Opening weekend: $10 million / Total gross: $33 million

9. The Gunman (March 20th)
This action-thriller from the director of Taken (the promotional material ceaselessly emphasizes this fact for whatever reason) represents a rare commercial starring role for two-time Oscar winner Sean Penn. It's a film that's reminiscent of one of his other more mainstream roles, The Interpreter, his collaboration with Nicole Kidman (that one was certainly a success, grossing $72 million in 2005). Penn has picked up a more than respectable supporting cast of toughs here - Idris Elba, Ray Winstone, and Javier Bardem (although in a test of sheer physical strength, Kidman could probably take them all). Not to repeat myself, but the level of critical support is again what will likely be the defining factor in how well The Gunman does opposite its bigger-budget, flashier competitors, of which this month has plenty.
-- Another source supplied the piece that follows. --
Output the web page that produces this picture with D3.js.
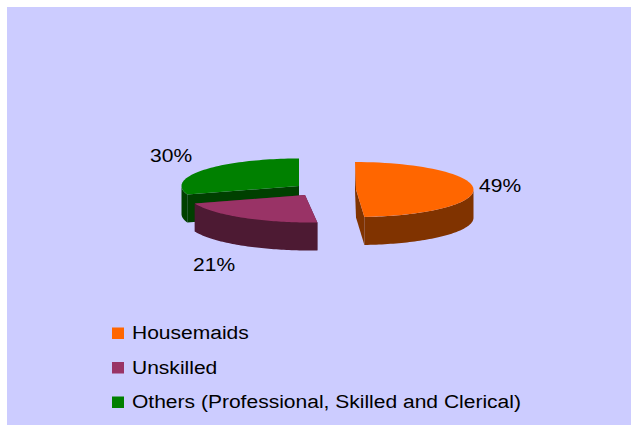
<!DOCTYPE html>
<html><head><meta charset="utf-8">
<script src="https://cdn.jsdelivr.net/npm/d3@7"></script>
<style>html,body{margin:0;padding:0;background:#fff}svg{display:block}text{font-family:"Liberation Sans",Arial,sans-serif;font-size:18px;fill:#000}</style>
</head><body><div id="c"></div>
<script>
const categories = ["Housemaids", "Unskilled", "Others (Professional, Skilled and Clerical)"];
const values = [49, 21, 30];
const valueLabels = ["49%", "21%", "30%"];
const topColors = ["#FF6600", "#993366", "#008000"];
const sideColors = ["#803300", "#4D1A33", "#004000"];

const W = 631, H = 425;
const svg = d3.select("#c").append("svg").attr("width", W).attr("height", H);
svg.append("rect").attr("x", 7).attr("y", 7).attr("width", W - 7).attr("height", H - 7).attr("fill", "#CCCCFF");

// exploded-slice layout: centre and small skew of each slice's projection
const layout = [
  {cx: 356, cy: 189.5, s: -1},
  {cx: 305, cy: 195, s: -5},
  {cx: 299, cy: 186, s: 0}
];
const rx = 117.5, ry = 27.5, depth = 28;

const arcs = d3.pie().sort(null)(values);
const line = d3.line().x(d => d[0]).y(d => d[1]);
function pt(l, a) { return [l.cx + rx * Math.sin(a) + l.s * Math.cos(a), l.cy - ry * Math.cos(a)]; }
function sweep(l, a0, a1) { return d3.range(0, 61).map(i => pt(l, a0 + (a1 - a0) * i / 60)); }
const down = p => [p[0], p[1] + depth];

[2, 1, 0].forEach(i => {
  const a = arcs[i], l = layout[i], c = [l.cx, l.cy];
  const g = svg.append("g");
  [a.startAngle, a.endAngle].forEach(t => {
    const e = pt(l, t);
    g.append("path").attr("d", line([c, e, down(e), down(c)]) + "Z").attr("fill", sideColors[i]);
  });
  const lo = Math.max(a.startAngle, Math.PI / 2), hi = Math.min(a.endAngle, 3 * Math.PI / 2);
  if (hi > lo) {
    const s = sweep(l, lo, hi);
    g.append("path").attr("d", line(s.concat(s.map(down).reverse())) + "Z").attr("fill", sideColors[i]);
  }
  g.append("path").attr("d", line([c].concat(sweep(l, a.startAngle, a.endAngle))) + "Z").attr("fill", topColors[i]);
});

const stretch = 1.168;
function label(x, y, t) {
  svg.append("text").attr("transform", `translate(${x},${y}) scale(${stretch},1)`).text(t);
}
const labelPos = [[479, 192], [193, 271], [150, 162]];
valueLabels.forEach((t, i) => label(labelPos[i][0], labelPos[i][1], t));

const ly = d3.scaleLinear().domain([0, 2]).range([339, 408]);
categories.forEach((t, i) => {
  svg.append("rect").attr("x", 112).attr("y", ly(i) - 11.5).attr("width", 12).attr("height", 11.5).attr("fill", topColors[i]);
  label(132, ly(i), t);
});
</script></body></html>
Opening weekend: $9 million / Total gross: $24 million

Also out at some hitherto unknown locations on March 27th is Serena, a 1930s period piece that's another collaboration between two of the top ten movie stars of this decade, Jennifer Lawrence and Bradley Cooper. The film starts slow (very, very, slow) but builds to some particularly effective drama; Cooper is, again, fantastic. It's unlikely Serena will crack wide release, but it's a worthwhile watch for fans of the actors and material.